The second-class compartments, for which two-thirds of the first-class rates are charged, have six narrow bunks instead of four, the two extras being in the middle supported by iron rods fastened to the floor and the ceiling. The woodwork of all cars, first, second, and third class, is plain matched lumber, like our flooring, painted or stained and varnished. The floor is bare, without carpet or matting, and around on the wall, wherever there is room for them, enormous hooks are screwed on. Over the doors are racks of netting. The bunks are plain wooden benches, covered with leather cushions stuffed with straw and packed as hard as tombstones by the weight of previous passengers. The ceiling is of boards pierced with a hole for a glass globe, which prevents the oil dripping upon your bald spot from a feeble and dejected lamp. It is too dim to read by and scarcely bright enough to enable you to distinguish the expression upon the lineaments of your fellow passengers. A scoop net of green cloth on a wire springs back over the light to cover it when you want to sleep: Sometimes it works and sometimes it doesn't.
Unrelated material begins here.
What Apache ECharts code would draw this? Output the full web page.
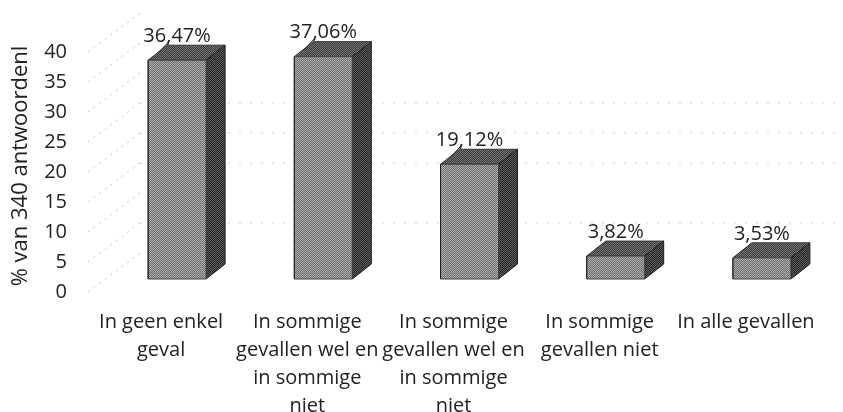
<!DOCTYPE html>
<html>
<head>
<meta charset="utf-8">
<style>html,body{margin:0;padding:0;background:#fff}#main{width:843px;height:412px}</style>
<script src="https://cdn.jsdelivr.net/npm/echarts@6/dist/echarts.min.js"></script>
</head>
<body>
<div id="main"></div>
<script>
var categories = [
    'In geen enkel\ngeval',
    'In sommige\ngevallen wel en\nin sommige\nniet',
    'In sommige\ngevallen wel en\nin sommige\nniet',
    'In sommige\ngevallen niet',
    'In alle gevallen'
];
var values = [36.47, 37.06, 19.12, 3.82, 3.53];
var valueLabels = ['36,47%', '37,06%', '19,12%', '3,82%', '3,53%'];
var yTicks = [0, 5, 10, 15, 20, 25, 30, 35, 40];
var wallTicks = [5, 15, 20, 25];
var yName = '% van 340 antwoordenl';

var FONT = '"Open Sans"';
var BAR_W = 58, SHIFT_X = 16, SHIFT_Y = 13, DEPTH_X = 19, DEPTH_Y = 15;

// halftone look of the scan
function dither(a, b) {
    var c = document.createElement('canvas');
    c.width = c.height = 2;
    var ctx = c.getContext('2d');
    ctx.fillStyle = a; ctx.fillRect(0, 0, 2, 2);
    ctx.fillStyle = b; ctx.fillRect(0, 0, 1, 1); ctx.fillRect(1, 1, 1, 1);
    return {image: c, repeat: 'repeat'};
}
var frontFill = dither('#6f6f6f', '#adadad');
var sideFill = dither('#262626', '#5c5c5c');
var topFill = dither('#3a3a3a', '#757575');

function renderBar(params, api) {
    var i = api.value(0), v = api.value(1);
    var base = api.coord([i, 0]), head = api.coord([i, v]);
    var l = base[0] + SHIFT_X - BAR_W / 2, r = l + BAR_W;
    var b = base[1] - SHIFT_Y, t = head[1] - SHIFT_Y;
    var edge = {stroke: '#1c1c1c', lineWidth: 1};
    var kids = [
        {type: 'polygon', shape: {points: [[l, t], [l + DEPTH_X, t - DEPTH_Y], [r + DEPTH_X, t - DEPTH_Y], [r, t]]},
            style: {fill: topFill, stroke: '#333', lineWidth: 1}},
        {type: 'polygon', shape: {points: [[r, t], [r + DEPTH_X, t - DEPTH_Y], [r + DEPTH_X, b - DEPTH_Y], [r, b]]},
            style: {fill: sideFill, stroke: edge.stroke, lineWidth: 1}},
        {type: 'rect', shape: {x: l, y: t, width: BAR_W, height: b - t},
            style: {fill: frontFill, stroke: '#444', lineWidth: 1}},
        {type: 'line', shape: {x1: l, y1: t, x2: l, y2: b}, style: edge},
        {type: 'text', style: {text: valueLabels[i], x: l + BAR_W / 2, y: t - 24, align: 'center', verticalAlign: 'middle',
            font: '20px ' + FONT, fill: '#222'}}
    ];
    if (v > 10) {
        kids.push({type: 'line', shape: {x1: l + 21, y1: t - 19, x2: l + 11, y2: t - 8},
            style: {stroke: '#222', lineWidth: 1}});
    }
    return {type: 'group', children: kids};
}

function renderDiagonal(params, api) {
    var p = api.coord([0, api.value(0)]);
    var x = p[0] - api.size([1, 0])[0] / 2;
    return {type: 'line', shape: {x1: x, y1: p[1], x2: x + 52, y2: p[1] - 39},
        style: {stroke: '#c4c4c4', lineWidth: 1, lineDash: [2, 5]}};
}

function renderWall(params, api) {
    var p = api.coord([0, api.value(0)]);
    var x = p[0] - api.size([1, 0])[0] / 2 + 52;
    return {type: 'line', shape: {x1: x, y1: p[1] - 39, x2: 835, y2: p[1] - 39},
        style: {stroke: '#cfcfcf', lineWidth: 1, lineDash: [2, 9]}};
}

var chart = echarts.init(document.getElementById('main'), null, {renderer: 'canvas'});
chart.setOption({
    animation: false,
    backgroundColor: '#fff',
    grid: {left: 88, top: 52, width: 731, height: 240, outerBoundsMode: 'none'},
    xAxis: {
        type: 'category',
        data: categories,
        axisLine: {show: false},
        axisTick: {show: false},
        axisLabel: {interval: 0, margin: 16, lineHeight: 28, fontFamily: FONT, fontSize: 20, color: '#222'}
    },
    yAxis: {
        type: 'value',
        min: 0,
        max: 40,
        interval: 5,
        name: yName,
        nameLocation: 'middle',
        nameRotate: 90,
        nameGap: 56,
        nameTextStyle: {fontFamily: FONT, fontSize: 22, color: '#222', padding: [0, 0, 0, 12]},
        axisLine: {show: false},
        axisTick: {show: false},
        splitLine: {show: false},
        axisLabel: {margin: 21, fontFamily: FONT, fontSize: 20, color: '#222', padding: [6, 0, 0, 0]}
    },
    series: [
        {type: 'custom', silent: true, clip: false, z: 1, renderItem: renderDiagonal,
            encode: {y: 0}, data: yTicks.map(function(t) { return [t]; })},
        {type: 'custom', silent: true, clip: false, z: 1, renderItem: renderWall,
            encode: {y: 0}, data: wallTicks.map(function(t) { return [t]; })},
        {type: 'custom', silent: true, clip: false, z: 2, renderItem: renderBar,
            encode: {x: 0, y: 1}, data: values.map(function(v, i) { return [i, v]; })}
    ]
});
</script>
</body>
</html>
The toilet room is Spartan in its simplicity, and the amount of water in the tanks depends upon the conscientiousness of a naked heathen of the lowest caste, who walks over the roofs of the cars and is supposed to fill them from a pig skin suspended on his back. You furnish your own towel and the most untidy stranger in the compartment usually wants to borrow it, having forgotten to bring one himself. You acquire merit in heaven, as the Buddhists say, by loaning it to him, but it is a better plan to carry two towels, in order to be prepared for such an emergency.